Phenolic molding compounds are available in limited colors. Most are available in black and brown, some also in red and green.
Many grades of phenolic have UL 94V 0 approval and a UL Relative Thermal Index typically 150°C, some compounds to 180°C.
While the cost of these compounds is attractive, processing times are significantly higher than thermoplastics. Cycle times can range from 30 seconds to several minutes depending on part geometry and material selection. Unlike thermoplastics which transform from a viscous liquid and solidify by cooling down in the mold, phenolic materials undergo an exothermic chemical reaction or cure. After molding, the parts must go through a deflashing operation also adding to the final part cost. Phenolic materials cannot be reground and reprocessed.
Phenolics have excellent chemical resistance to organic and halogenated solvents such as carbon tetrachloride. They are attacked by inorganic bases.
Design of Molded Phenolic Parts
Draft and tolerances should be specified on part drawings indicating maximum and minimum sizes for sections at each end of the taper. The drawing should also indicate whether or not tapers are included in the tolerances and note which end of a taper has a critically fixed size. Gate locations should be identified as well as any areas that are to be free of ejector pin marks.

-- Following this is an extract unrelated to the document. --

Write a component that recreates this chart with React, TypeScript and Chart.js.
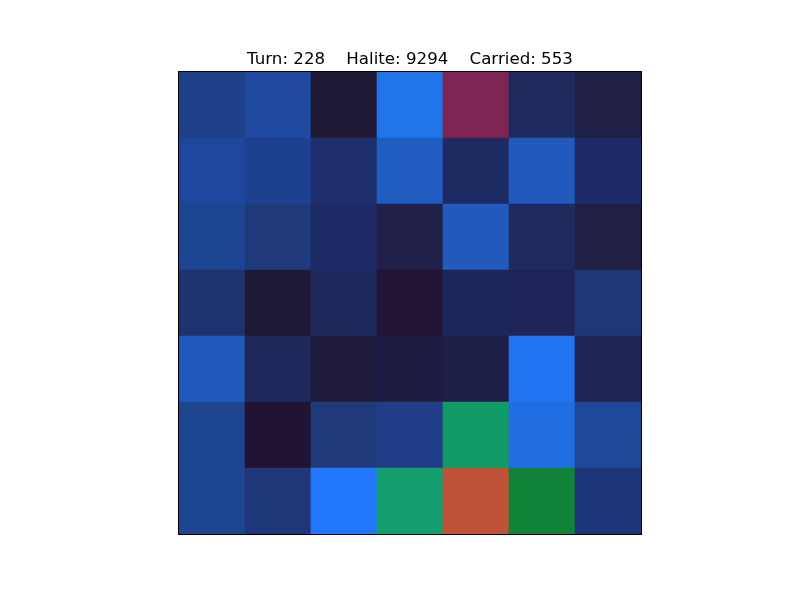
import React, { useEffect, useRef } from "react";
import { Chart, registerables } from "chart.js";

Chart.register(...registerables);

const titleText = "Turn: 228    Halite: 9294    Carried: 553";
const columns = ["0", "1", "2", "3", "4", "5", "6"];

// Cell colours, top row first
const row0 = ["#1e418a", "#1f4a9f", "#201936", "#2173e8", "#7e2452", "#1f2a5e", "#201f45"];
const row1 = ["#1e469d", "#1e4091", "#1f306e", "#215cc0", "#1e2b62", "#2159bd", "#1f2b66"];
const row2 = ["#1e4591", "#1e3a7a", "#1f2b66", "#20204a", "#2159bd", "#1f2b5f", "#201f45"];
const row3 = ["#1e3270", "#1f1a38", "#1f2a5c", "#221434", "#1e2658", "#1f2457", "#1f3677"];
const row4 = ["#2159bd", "#1f2858", "#1e1b3c", "#1e1c42", "#1d1f47", "#2173f0", "#202454"];
const row5 = ["#1e4590", "#211333", "#1f3a7a", "#203d88", "#119a66", "#216ee0", "#1e4797"];
const row6 = ["#1e4590", "#1f3679", "#2277fc", "#139e6e", "#bf5237", "#118339", "#1e3679"];

const rows = [row0, row1, row2, row3, row4, row5, row6];

export default function App() {
  const ref = useRef<HTMLCanvasElement | null>(null);

  useEffect(() => {
    const canvas = ref.current;
    if (!canvas) return;
    // bottom row first in stack order
    const datasets = rows
      .slice()
      .reverse()
      .map((colors, i) => ({
        label: "row" + i,
        data: columns.map(() => 1),
        backgroundColor: colors,
        borderWidth: 0,
        barPercentage: 1,
        categoryPercentage: 1,
      }));

    const frame = {
      id: "frame",
      afterDraw(chart: any) {
        const { ctx, chartArea } = chart;
        const { left, top, right, bottom } = chartArea;
        ctx.save();
        ctx.strokeStyle = "#000";
        ctx.lineWidth = 1;
        ctx.strokeRect(left - 0.5, top - 0.5, right - left + 1, bottom - top + 1);
        ctx.fillStyle = "#000";
        ctx.font = '16.67px "DejaVu Sans"';
        ctx.textAlign = "center";
        ctx.textBaseline = "alphabetic";
        ctx.fillText(titleText, (left + right) / 2, top - 8);
        ctx.restore();
      },
    };

    const chart = new Chart(canvas, {
      type: "bar",
      data: { labels: columns, datasets },
      options: {
        responsive: false,
        animation: false,
        layout: { padding: { left: 179, right: 159, top: 72, bottom: 66 } },
        plugins: { legend: { display: false }, tooltip: { enabled: false }, title: { display: false } },
        scales: {
          x: { stacked: true, display: false, grid: { display: false } },
          y: { stacked: true, display: false, min: 0, max: 7, grid: { display: false } },
        },
      },
      plugins: [frame],
    });
    return () => chart.destroy();
  }, []);

  return (
    <div style={{ position: "fixed", left: 0, top: 0, width: 800, height: 600, background: "#fff" }}>
      <canvas ref={ref} width={800} height={600} style={{ width: 800, height: 600 }} />
    </div>
  );
}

Maintaining uniform cross sectional thicknesses to avoid sink marks by coring is not as critical for thermoset phenolics, since they do not readily show sink marks. However, parts with heavy cross sections require longer cycle times and are subject to increased warpage.
Rebling design engineers are prepared to provide design assistance to insure the successful outcome of your project.
Phenolic parts can be bonded or mechanically assembled. Metal inserts can be molded in or pressed in after assembly. Decorating is typically limited to silk screening.